Why we need two Europes

5 min read

David Cameron’s opening bid on the UK’s renegotiation of its European Union membership offers an important, if unwitting, opportunity for a necessary reshaping of Europe’s structure. The British prime minister’s proposal for an exemption from the commitment towards an ‘ever closer union’ has been widely interpreted as an essentially formal request with little or no substantive implications.

I believe the opposite is true. The British request raises a fundamental point, and obliges everyone to recognise that the mantra of 28 states having the same ultimate objective (albeit to be achieved through different routes and timescales) is officially dead. Talk of a single – though multi-tiered and multi-speed – Europe is over.

In future, we should aim at two Europes: a Europe of states looking to a political union, centred around the euro; and a Europe based on a free trade zone-plus (with a political-judicial overlay), centred around the UK.

The two Europes would progress along independent, parallel paths. But they would both form part of a broader European Union of nations sharing the basic principles of democratic representation, market economy and fundamental rights. That could include Turkey and Viktor Orban’s Hungary.

Such a scheme would respond to UK needs without diluting others’ priorities. Relations between the parts of the new, broader Union would be redefined, and mutual associations and link-ups envisaged. This approach would require an in-depth revision of the treaties but it would give the EU the flexibility for which it has long and largely unsuccessfully been searching.

It may be very difficult to accomplish such a plan within the timetable deemed as feasible by Britain and its European partners. There will be a constant temptation to make recourse to a muddle that leaves everyone tolerably dissatisfied. This outcome will probably prevail. But the problem will not go away.

As the crisis over immigration has shown, the culture, tolerance and inclusiveness of our European societies are a powerful magnet for the world’s dispossessed and persecuted.

Precisely these characteristics represent a fundamental challenge for all types of terrorists to the civilisational change they want to impose through intimidation and bloodshed. Europe’s answer to these problems must lie in protecting, not reneging on, our system of values. Otherwise we would impoverish our moral stance and play into the hands of our enemies.

Purely national responses would lead us nowhere. We need a common set of policies grounded on closer political (and, yes, the dreaded word: supranational) co-operation. And yet, in Europe at present, the trend appears to be the reverse, as the rise of intolerant nationalism in central and eastern Europe and the ascent of France’s National Front underscore.

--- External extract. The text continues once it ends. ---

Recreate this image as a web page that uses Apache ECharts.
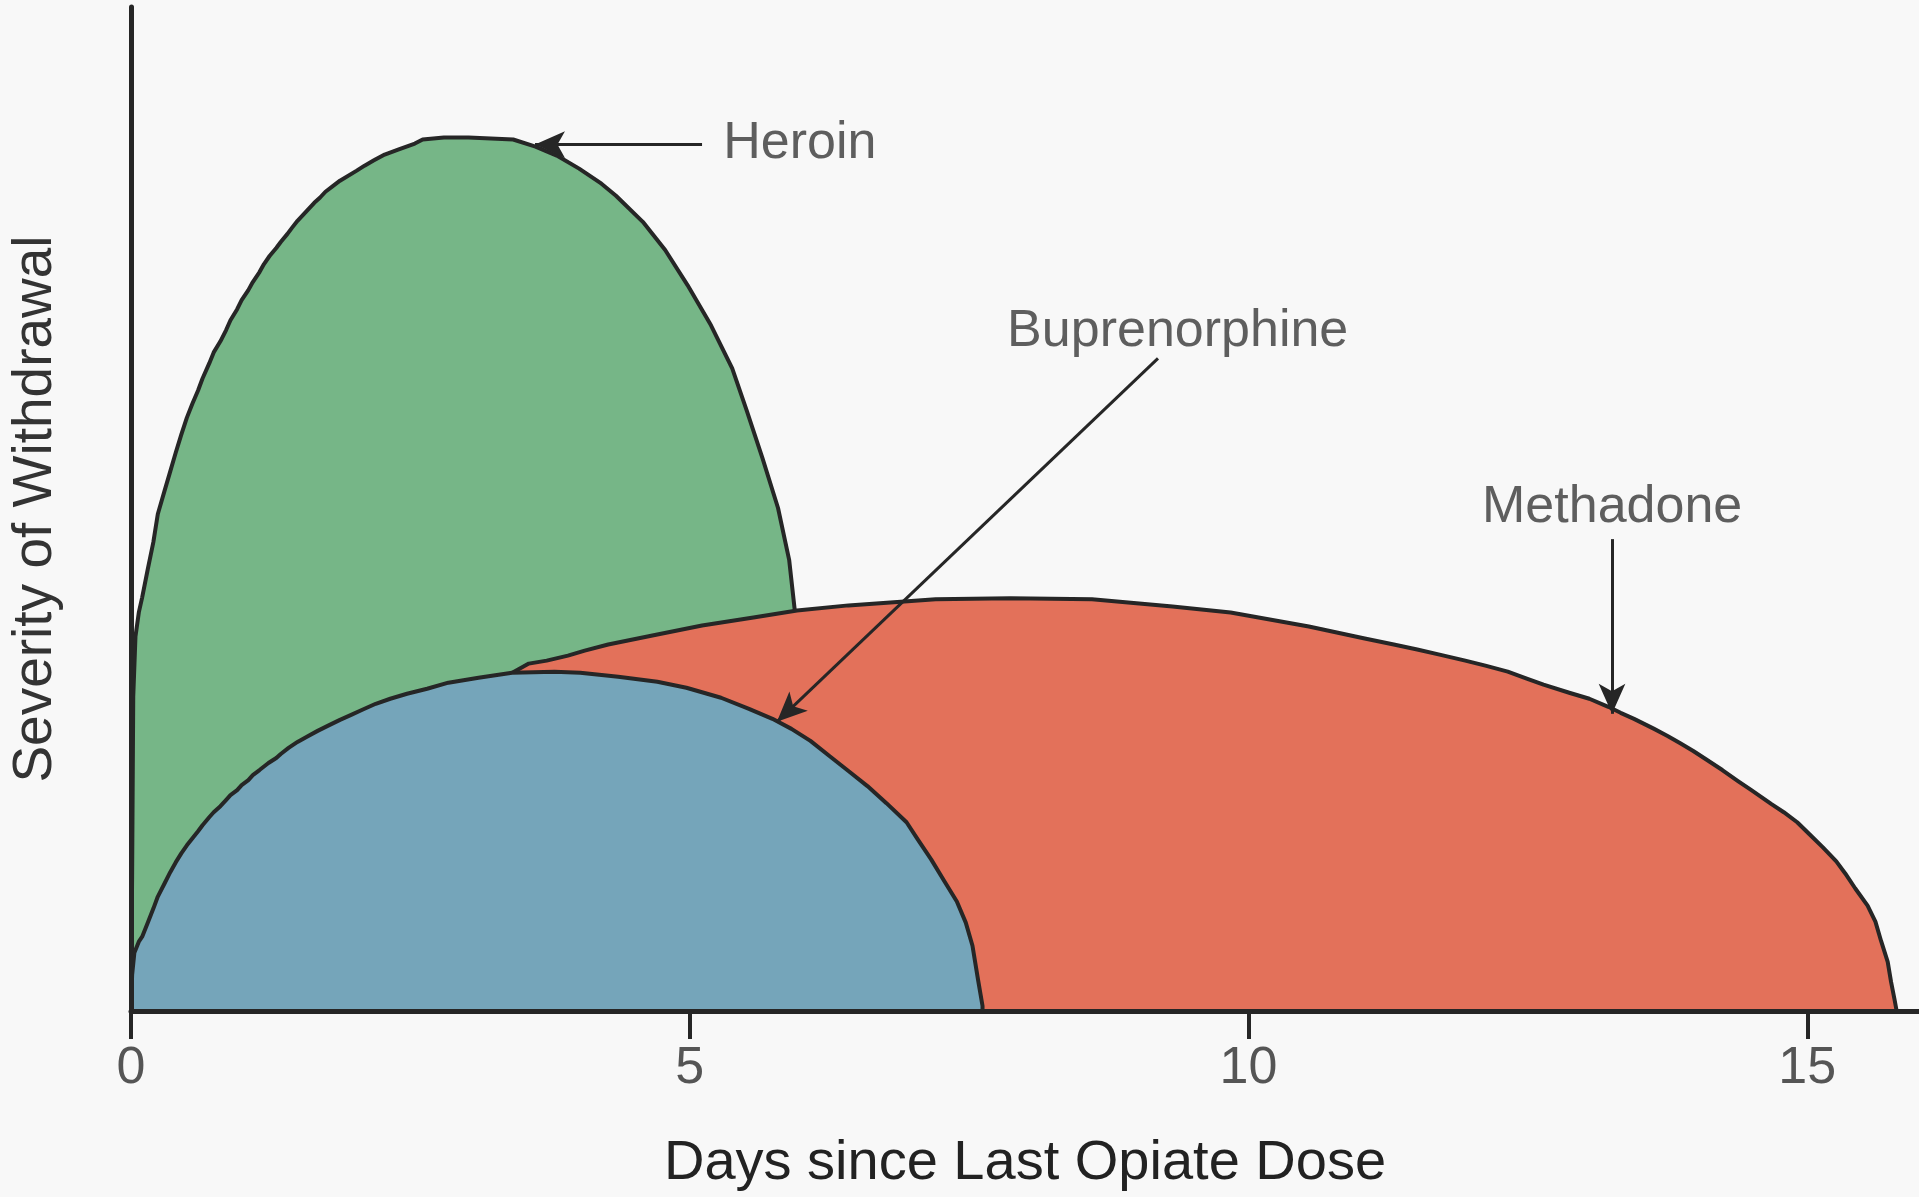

With regard to migrants, the difficulty lies less in the absolute numbers (not unsustainably large relative to the EU population), more in the rate of growth, which worries public opinion and engenders a strong, at times overtly racist, backlash.

Europe is and will continue to be a multi-ethnic and multicultural society. Tackling the inflow requires better controls coupled with measures to stop the process at the source. The border-free Schengen system was conceived for a limited number of closely-knit states. It has become increasingly unmanageable as EU membership has grown.

Yet scrapping Schengen would be a colossal mistake. Europe needs an outer border able to provide the first ring in a multi-tiered system, in which national police and border agencies would add a fundamental further level of security.

After the 1991–92 Maastricht treaty, the EU has been increasingly identified with its economic dimension. The single currency’s prolonged woes have raised questions about the Union’s ability to ensure stability and prosperity. And this has been transformed in eurosceptic minds into a crisis of legitimacy for the entire construct.

The single currency was conceived (not exclusively, but significantly) as a tool towards the political union of Europe. Its problems are due to a lack, rather than a surfeit, of political integration. The euro’s survival is inextricably linked to the ability of its members to agree on an appropriate form of supranational economic governance, on which all the other arrangements for members and non-members will ultimately depend.

If the euro area fails to progress towards a closer union of all (or most of) its members, the common currency will fail, and it will not be long before the entire European process falls apart. But if it succeeds, the EU will have to decide what level of political integration will be best suited to fulfil its promise of providing a more secure, socially responsible and democratic environment for its peoples.

And this will require not one Europe – but two.

(By Antonio Armellini, Italian Ambassador to India from 2004–08. He is a member of the OMFIF advisory board and is also a member of the International Institute for Strategic Studies and Istituto Affari Internazionali.)